Madame la présidente, monsieur le garde des sceaux, monsieur le président de la commission des lois, chers collègues, le projet de loi que nous examinons aujourd'hui comporte six articles relatifs à la justice militaire, notamment à la suppression du tribunal aux armées de Paris. Ils ont été enrichis de façon significative par le travail réalisé, au Sénat, par Marcel-Pierre Cléach, qui avait lui-même déposé une proposition de loi particulièrement travaillée. L'objectif est de s'inscrire dans la continuité de la réforme de 1982, notamment pour les militaires en opérations extérieures.
Je rappelle que, depuis trente ans, l'ensemble des crimes et délit commis à l'encontre de militaires ou par des militaires dépendent de juridictions de droit commun spécialisées. Certaines ont acquis une véritable expérience en ce domaine – je pense notamment au tribunal de grande instance de Marseille. La réforme de 1982, le rapporteur vient de le rappeler, avait maintenu un régime spécifique pour les actes intervenus à l'étranger et, en 1999, a été créé à cet effet le tribunal aux armées de Paris. Je rends ici hommage à ce tribunal, qui a fonctionné de façon tout à fait satisfaisante et avec compétence pour juger des affaires militaires. Mais il traite, depuis dix ans, 1 600 dossiers par an. Certes, le fait d'avoir une juridiction spécialisée peut se comprendre dans un certain nombre de dossiers complexes qui demandent des compétences en droit international mais surtout une bonne connaissance des règles d'engagement des militaires. Cependant, la majorité des dossiers correspondent à des affaires de droit commun : atteintes aux biens ou atteintes aux personnes ; seules 14 % à 17 % des affaires sont des infractions militaires à proprement parler. Nous vous proposerons donc la suppression du tribunal aux armées et l'instauration d'une chambre spécialisée au tribunal de grande instance de Paris. Un tel transfert ne pose pas aux yeux de la commission de la défense de problèmes particuliers.
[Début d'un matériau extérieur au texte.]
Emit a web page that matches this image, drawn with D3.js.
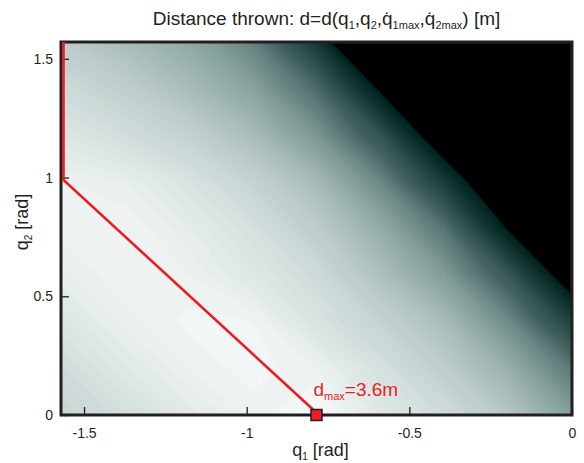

Néanmoins, je ferai quatre remarques.
La première, monsieur le garde des sceaux, c'est qu'il faut que le président du tribunal de grande instance de Paris et le procureur de la République aient les moyens d'organiser une chambre spécialisée en raison de tout l'intérêt que mérite le traitement des affaires militaires.
La deuxième concerne la formation des magistrats. Actuellement, il existe une formation sur une semaine, dispensée par le ministère de la défense. Cela nous paraît un peu léger, et sans doute faut-il envisager une meilleure prise en compte de la formation afin que ces magistrats connaissent bien les spécificités de l'engagement militaire.
Je veux aussi insister sur l'utilité du corps des greffiers militaires, qui assurent une assistance importante. Leur statut doit être conservé car il constitue une passerelle intéressante entre le monde judiciaire et le monde militaire.
Enfin, j'insiste, monsieur le garde des sceaux, sur la question des moyens dont dispose le tribunal aux armées en matière de communications. Il a à sa disposition aujourd'hui les moyens de communication militaires, et peut donc intervenir sur les théâtres d'opération en étant en communication directement avec les unités. La perte de ces moyens rendrait plus difficile l'accomplissement de la justice parce que les moyens civils ne seront pas, à eux seuls, à la hauteur.
Le Sénat a complété le dispositif en clarifiant un certain nombre de règles, s'agissant notamment des infractions commises à bord des navires et des aéronefs militaires, clarification nécessaire et qui va dans le bon sens. Il a également prévu que le ministre pourrait être saisi pour avis, même en cours de procédure : cette extension de l'avis ministériel est une garantie importante pour l'ensemble des affaires militaires. De plus, il a aligné les sanctions dont sont passibles les militaires sur celles des autres fonctionnaires. Enfin, le Sénat a adopté un article important sur la redéfinition de la désertion, selon qu'elle a lieu à l'intérieur ou à l'extérieur de nos frontières, avec les délais d'absence et les sanctions prévus.
Je conclus en rappelant que le projet de loi répond à la demande de l'autorité militaire, qui souhaitait la suppression du tribunal aux armées de Paris et l'alignement du traitement judiciaire des opérations extérieures sur ce qui se passe au sein de notre territoire. Il est néanmoins important de maintenir la spécificité de l'engagement militaire car il n'est pas tout à fait comparable à celui des autres fonctionnaires, puisqu'il peut aller jusqu'au sacrifice suprême. Cette singularité mérite d'être respectée. Il faut éviter une judiciarisation extrême qui pourrait mettre en difficulté nos armées. Il nous paraît donc important de maintenir les garanties procédurales spécifiques dans les futures juridictions de droit commun spécialisées.
La commission de la défense a émis, à l'unanimité, un avis favorable sur les six articles concernant les affaires judiciaires militaires.